Oleh karena itu, kita tak bisa menelan mentah-mentah apa yang diberikan algoritma pada kehidupan kita sehari-hari. Cara paling mudah adalah dengan tidak menjadikan hasil pencarian telusur web sebagai pertimbangan utama dalam keputusan penting atau remeh sekaligus.
Sebenarnya, kita bisa melakukan verifikasi pada unpopular source alias sumber yang kurang populer. Bukan sumber mainstream yang menduduki peringkat atas mesin telusur web setelah kita ketikkan kata kunci yang ingin kita ketahui. Tak perlu mengkhawatirkan kredibilitas sumber itu karena kredibilitas adalah bebas nilai. Paling tidak, sumber itu bisa memberikan referensi sudut pandang yang kurang dominan alias minoritas. Pengayaan perspektif sangat dibutuhkan di dunia yang dilanda post truth seperti sekarang.

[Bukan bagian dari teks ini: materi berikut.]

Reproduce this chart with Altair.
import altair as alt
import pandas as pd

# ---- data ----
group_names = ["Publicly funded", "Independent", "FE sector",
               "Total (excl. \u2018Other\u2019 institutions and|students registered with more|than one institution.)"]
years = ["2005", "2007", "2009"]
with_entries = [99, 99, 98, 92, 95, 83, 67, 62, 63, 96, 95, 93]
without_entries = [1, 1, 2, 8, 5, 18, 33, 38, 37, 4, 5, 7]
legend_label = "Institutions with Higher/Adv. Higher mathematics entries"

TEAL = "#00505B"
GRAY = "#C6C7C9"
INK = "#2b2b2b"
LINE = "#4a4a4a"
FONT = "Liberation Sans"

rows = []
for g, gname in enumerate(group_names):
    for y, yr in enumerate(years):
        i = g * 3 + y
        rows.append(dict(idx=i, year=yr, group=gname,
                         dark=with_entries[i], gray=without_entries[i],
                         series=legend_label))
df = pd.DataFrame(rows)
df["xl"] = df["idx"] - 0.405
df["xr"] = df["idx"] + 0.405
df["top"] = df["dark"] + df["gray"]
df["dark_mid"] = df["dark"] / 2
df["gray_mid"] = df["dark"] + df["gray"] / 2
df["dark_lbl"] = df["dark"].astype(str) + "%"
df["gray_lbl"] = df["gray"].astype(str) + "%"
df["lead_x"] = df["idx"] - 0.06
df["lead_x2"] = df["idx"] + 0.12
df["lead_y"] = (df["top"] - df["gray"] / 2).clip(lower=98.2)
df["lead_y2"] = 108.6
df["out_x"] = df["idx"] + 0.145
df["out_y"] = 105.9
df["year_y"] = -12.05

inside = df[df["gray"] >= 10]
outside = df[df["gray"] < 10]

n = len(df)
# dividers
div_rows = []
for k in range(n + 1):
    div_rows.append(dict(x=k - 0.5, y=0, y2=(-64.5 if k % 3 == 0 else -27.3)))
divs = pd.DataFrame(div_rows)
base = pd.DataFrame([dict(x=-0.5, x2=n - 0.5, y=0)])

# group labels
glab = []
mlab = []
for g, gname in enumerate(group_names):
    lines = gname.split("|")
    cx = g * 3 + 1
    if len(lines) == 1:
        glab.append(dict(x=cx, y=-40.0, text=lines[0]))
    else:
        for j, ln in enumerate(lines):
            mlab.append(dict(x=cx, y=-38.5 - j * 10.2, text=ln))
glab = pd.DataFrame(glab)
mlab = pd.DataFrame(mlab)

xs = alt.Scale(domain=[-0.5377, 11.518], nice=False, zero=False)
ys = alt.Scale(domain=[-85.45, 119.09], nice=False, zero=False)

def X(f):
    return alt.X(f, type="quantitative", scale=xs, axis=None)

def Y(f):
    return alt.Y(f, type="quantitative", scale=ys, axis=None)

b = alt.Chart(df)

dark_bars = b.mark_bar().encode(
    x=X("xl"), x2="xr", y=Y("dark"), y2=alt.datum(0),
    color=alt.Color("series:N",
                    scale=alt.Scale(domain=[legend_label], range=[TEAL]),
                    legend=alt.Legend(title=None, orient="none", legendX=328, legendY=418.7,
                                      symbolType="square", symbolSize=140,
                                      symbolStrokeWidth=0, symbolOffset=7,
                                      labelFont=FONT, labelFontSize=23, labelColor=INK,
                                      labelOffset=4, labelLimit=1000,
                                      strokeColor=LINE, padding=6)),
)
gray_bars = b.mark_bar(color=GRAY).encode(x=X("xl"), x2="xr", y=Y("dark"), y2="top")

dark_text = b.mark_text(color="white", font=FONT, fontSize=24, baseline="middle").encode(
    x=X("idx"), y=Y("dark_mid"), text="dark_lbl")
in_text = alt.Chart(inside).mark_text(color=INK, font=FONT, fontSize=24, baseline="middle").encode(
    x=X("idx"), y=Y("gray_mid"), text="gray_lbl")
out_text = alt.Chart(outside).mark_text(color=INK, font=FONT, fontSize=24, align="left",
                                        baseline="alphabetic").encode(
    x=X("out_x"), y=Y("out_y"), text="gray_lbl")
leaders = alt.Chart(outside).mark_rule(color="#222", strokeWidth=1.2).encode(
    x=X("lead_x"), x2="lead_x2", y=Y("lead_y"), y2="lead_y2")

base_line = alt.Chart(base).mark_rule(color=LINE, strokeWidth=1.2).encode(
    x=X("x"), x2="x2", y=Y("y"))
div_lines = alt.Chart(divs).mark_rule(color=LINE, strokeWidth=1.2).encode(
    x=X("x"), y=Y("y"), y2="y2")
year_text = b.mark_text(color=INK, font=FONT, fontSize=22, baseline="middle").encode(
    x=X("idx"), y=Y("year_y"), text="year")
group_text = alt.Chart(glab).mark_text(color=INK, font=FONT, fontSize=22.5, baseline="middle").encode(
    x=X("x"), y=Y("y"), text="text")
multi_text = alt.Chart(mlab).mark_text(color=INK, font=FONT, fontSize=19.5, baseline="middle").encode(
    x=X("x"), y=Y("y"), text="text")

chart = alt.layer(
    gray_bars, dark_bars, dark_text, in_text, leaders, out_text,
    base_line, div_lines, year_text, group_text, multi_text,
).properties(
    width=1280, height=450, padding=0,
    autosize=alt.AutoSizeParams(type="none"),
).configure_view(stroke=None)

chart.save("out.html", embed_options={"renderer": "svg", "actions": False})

Dengan begitu, kita sebagai manusia bisa memahami algoritma tak hanya sebagai barisan kode, tetapi juga bagian dari kesadaran sosial sebagai konsep atau istilah yang sering digunakan untuk mewakili kekuatan sosial kelompok pemilik platform. Lebih tepatnya bagaimana gagasan tentang algoritma suatu platform bergerak, bagaimana algoritma dibingkai oleh agenda platform mereka sendiri, bagaimana algoritma membantu membentuk wacana yang ingin dibentuk oleh suatu platform.
Algoritma adalah hasil kecerdasan buatan dan sering kali mengandung bias dari pihak platform yang membuatnya.
Jadi, tak heran jika kita menemukan orang-orang yang tak hidup dalam platform medsos mana pun. Orang-orang seperti itu tak mau preferensinya diketahui oleh mesin yang lalu memberikan exposure gelembung virtual yang tak berkesudahan. Orang-orang seperti itu bukan menolak teknologi. Mereka tak ingin hidup dalam situasi yang digambarkan Baudrillard sebagai simulakra, yang kini bahkan berubah menjadi imajinasi kolektif masyarakat kita atas kondisi yang sebenarnya tidak pernah ada.
Dinda Lisna Amilia,Pengajar Ilmu Komunikasi di Universitas 17 Agustus 1945, Surabaya.